**Set exercise:** Your copy of the material must match it exactly, except that pictures are dropped.

<<<<

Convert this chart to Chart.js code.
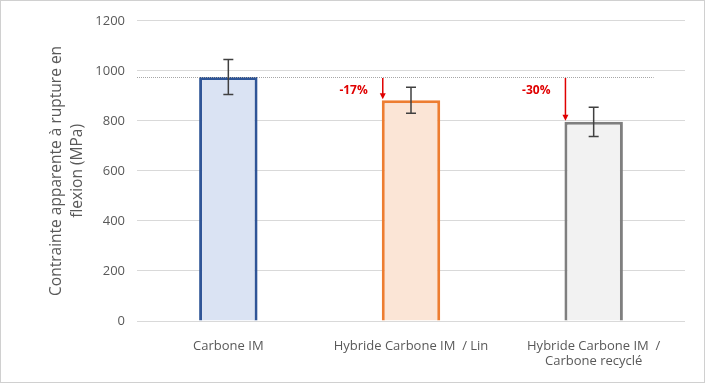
<!DOCTYPE html>
<html>
<head>
<meta charset="utf-8">
<script src="https://cdn.jsdelivr.net/npm/chart.js@4"></script>
<style>
    body { margin: 0; background: #fff; }
    #wrap { width: 705px; height: 383px; box-sizing: border-box; border: 1px solid #d0d0d0; }
</style>
</head>
<body>
<div id="wrap"><canvas id="chart" width="703" height="381"></canvas></div>
<script>
// Chart data
const categories = ['Carbone IM', 'Hybride Carbone IM  / Lin', ['Hybride Carbone IM  /', 'Carbone recyclé']];
const values = [975, 882, 796];
const errors = [70, 52, 58];
const deltaLabels = [null, '-17%', '-30%'];
const yTicks = [0, 200, 400, 600, 800, 1000, 1200];

const fillColors = ['#dae3f3', '#fbe5d6', '#f2f2f2'];
const borderColors = ['#2f5597', '#ed7d31', '#7f7f7f'];

// Error bars, reference line and red arrows
const overlayPlugin = {
    id: 'overlay',
    afterDatasetsDraw(chart) {
        const ctx = chart.ctx;
        const y = chart.scales.y;
        const area = chart.chartArea;
        const bars = chart.getDatasetMeta(0).data;
        const refY = Math.round(y.getPixelForValue(values[0]));

        ctx.save();
        // dotted reference line at first bar value
        ctx.strokeStyle = '#a6a6a6';
        ctx.lineWidth = 1;
        ctx.setLineDash([1, 1]);
        ctx.beginPath();
        ctx.moveTo(area.left, refY + 0.5);
        ctx.lineTo(bars[2].x + 60, refY + 0.5);
        ctx.stroke();
        ctx.setLineDash([]);

        // error bars
        ctx.strokeStyle = '#404040';
        ctx.lineWidth = 1.5;
        bars.forEach((bar, i) => {
            const top = y.getPixelForValue(values[i] + errors[i]);
            const bot = y.getPixelForValue(values[i] - errors[i]);
            ctx.beginPath();
            ctx.moveTo(bar.x, top);
            ctx.lineTo(bar.x, bot);
            ctx.moveTo(bar.x - 5, top);
            ctx.lineTo(bar.x + 5, top);
            ctx.moveTo(bar.x - 5, bot);
            ctx.lineTo(bar.x + 5, bot);
            ctx.stroke();
        });

        // red arrows with percentage labels
        ctx.strokeStyle = '#e00000';
        ctx.fillStyle = '#e00000';
        ctx.lineWidth = 1.5;
        ctx.font = 'bold 12px "Open Sans", sans-serif';
        ctx.textAlign = 'right';
        ctx.textBaseline = 'middle';
        bars.forEach((bar, i) => {
            if (!deltaLabels[i]) return;
            const ax = bar.x - bar.width / 2 + 1;
            const endY = y.getPixelForValue(values[i]) - 1;
            ctx.beginPath();
            ctx.moveTo(ax, refY + 1);
            ctx.lineTo(ax, endY - 5);
            ctx.stroke();
            ctx.beginPath();
            ctx.moveTo(ax - 3, endY - 6);
            ctx.lineTo(ax + 3, endY - 6);
            ctx.lineTo(ax, endY);
            ctx.closePath();
            ctx.fill();
            ctx.fillText(deltaLabels[i], ax - 15, refY + 14);
        });
        ctx.restore();
    }
};

new Chart(document.getElementById('chart'), {
    type: 'bar',
    data: {
        labels: categories,
        datasets: [{
            data: values,
            backgroundColor: fillColors,
            borderColor: borderColors,
            borderWidth: 3,
            barPercentage: 0.32,
            categoryPercentage: 1.0
        }]
    },
    options: {
        responsive: false,
        animation: false,
        layout: { padding: { left: 0, right: 19, top: 18, bottom: 0 } },
        plugins: {
            legend: { display: false },
            tooltip: { enabled: false }
        },
        scales: {
            x: {
                grid: { display: false },
                border: { display: false },
                ticks: {
                    color: '#595959',
                    font: { family: '"Open Sans", sans-serif', size: 13 },
                    maxRotation: 0,
                    padding: 9
                },
                afterFit(scale) { scale.height = 61; }
            },
            y: {
                min: 0,
                max: 1200,
                afterBuildTicks(scale) { scale.ticks = yTicks.map(v => ({ value: v })); },
                grid: { color: '#d9d9d9', drawTicks: false },
                border: { display: false },
                ticks: {
                    color: '#595959',
                    font: { family: '"Open Sans", sans-serif', size: 13 },
                    padding: 12,
                    callback: v => String(v)
                },
                title: {
                    display: true,
                    text: ['Contrainte apparente à rupture en', 'flexion (MPa)'],
                    color: '#595959',
                    font: { family: '"Open Sans", sans-serif', size: 15.5, lineHeight: 1.3 },
                    padding: { top: 46, bottom: 0 }
                },
                afterFit(scale) { scale.width = 136; }
            }
        }
    },
    plugins: [overlayPlugin]
});
</script>
</body>
</html>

>>>>

**Answer for this exercise:**
Convert this chart to Chart.js code.
<!DOCTYPE html>
<html>
<head>
<meta charset="utf-8">
<script src="https://cdn.jsdelivr.net/npm/chart.js@4"></script>
<style>
    body { margin: 0; background: #fff; }
    #wrap { width: 705px; height: 383px; box-sizing: border-box; border: 1px solid #d0d0d0; }
</style>
</head>
<body>
<div id="wrap"><canvas id="chart" width="703" height="381"></canvas></div>
<script>
// Chart data
const categories = ['Carbone IM', 'Hybride Carbone IM  / Lin', ['Hybride Carbone IM  /', 'Carbone recyclé']];
const values = [975, 882, 796];
const errors = [70, 52, 58];
const deltaLabels = [null, '-17%', '-30%'];
const yTicks = [0, 200, 400, 600, 800, 1000, 1200];

const fillColors = ['#dae3f3', '#fbe5d6', '#f2f2f2'];
const borderColors = ['#2f5597', '#ed7d31', '#7f7f7f'];

// Error bars, reference line and red arrows
const overlayPlugin = {
    id: 'overlay',
    afterDatasetsDraw(chart) {
        const ctx = chart.ctx;
        const y = chart.scales.y;
        const area = chart.chartArea;
        const bars = chart.getDatasetMeta(0).data;
        const refY = Math.round(y.getPixelForValue(values[0]));

        ctx.save();
        // dotted reference line at first bar value
        ctx.strokeStyle = '#a6a6a6';
        ctx.lineWidth = 1;
        ctx.setLineDash([1, 1]);
        ctx.beginPath();
        ctx.moveTo(area.left, refY + 0.5);
        ctx.lineTo(bars[2].x + 60, refY + 0.5);
        ctx.stroke();
        ctx.setLineDash([]);

        // error bars
        ctx.strokeStyle = '#404040';
        ctx.lineWidth = 1.5;
        bars.forEach((bar, i) => {
            const top = y.getPixelForValue(values[i] + errors[i]);
            const bot = y.getPixelForValue(values[i] - errors[i]);
            ctx.beginPath();
            ctx.moveTo(bar.x, top);
            ctx.lineTo(bar.x, bot);
            ctx.moveTo(bar.x - 5, top);
            ctx.lineTo(bar.x + 5, top);
            ctx.moveTo(bar.x - 5, bot);
            ctx.lineTo(bar.x + 5, bot);
            ctx.stroke();
        });

        // red arrows with percentage labels
        ctx.strokeStyle = '#e00000';
        ctx.fillStyle = '#e00000';
        ctx.lineWidth = 1.5;
        ctx.font = 'bold 12px "Open Sans", sans-serif';
        ctx.textAlign = 'right';
        ctx.textBaseline = 'middle';
        bars.forEach((bar, i) => {
            if (!deltaLabels[i]) return;
            const ax = bar.x - bar.width / 2 + 1;
            const endY = y.getPixelForValue(values[i]) - 1;
            ctx.beginPath();
            ctx.moveTo(ax, refY + 1);
            ctx.lineTo(ax, endY - 5);
            ctx.stroke();
            ctx.beginPath();
            ctx.moveTo(ax - 3, endY - 6);
            ctx.lineTo(ax + 3, endY - 6);
            ctx.lineTo(ax, endY);
            ctx.closePath();
            ctx.fill();
            ctx.fillText(deltaLabels[i], ax - 15, refY + 14);
        });
        ctx.restore();
    }
};

new Chart(document.getElementById('chart'), {
    type: 'bar',
    data: {
        labels: categories,
        datasets: [{
            data: values,
            backgroundColor: fillColors,
            borderColor: borderColors,
            borderWidth: 3,
            barPercentage: 0.32,
            categoryPercentage: 1.0
        }]
    },
    options: {
        responsive: false,
        animation: false,
        layout: { padding: { left: 0, right: 19, top: 18, bottom: 0 } },
        plugins: {
            legend: { display: false },
            tooltip: { enabled: false }
        },
        scales: {
            x: {
                grid: { display: false },
                border: { display: false },
                ticks: {
                    color: '#595959',
                    font: { family: '"Open Sans", sans-serif', size: 13 },
                    maxRotation: 0,
                    padding: 9
                },
                afterFit(scale) { scale.height = 61; }
            },
            y: {
                min: 0,
                max: 1200,
                afterBuildTicks(scale) { scale.ticks = yTicks.map(v => ({ value: v })); },
                grid: { color: '#d9d9d9', drawTicks: false },
                border: { display: false },
                ticks: {
                    color: '#595959',
                    font: { family: '"Open Sans", sans-serif', size: 13 },
                    padding: 12,
                    callback: v => String(v)
                },
                title: {
                    display: true,
                    text: ['Contrainte apparente à rupture en', 'flexion (MPa)'],
                    color: '#595959',
                    font: { family: '"Open Sans", sans-serif', size: 15.5, lineHeight: 1.3 },
                    padding: { top: 46, bottom: 0 }
                },
                afterFit(scale) { scale.width = 136; }
            }
        }
    },
    plugins: [overlayPlugin]
});
</script>
</body>
</html>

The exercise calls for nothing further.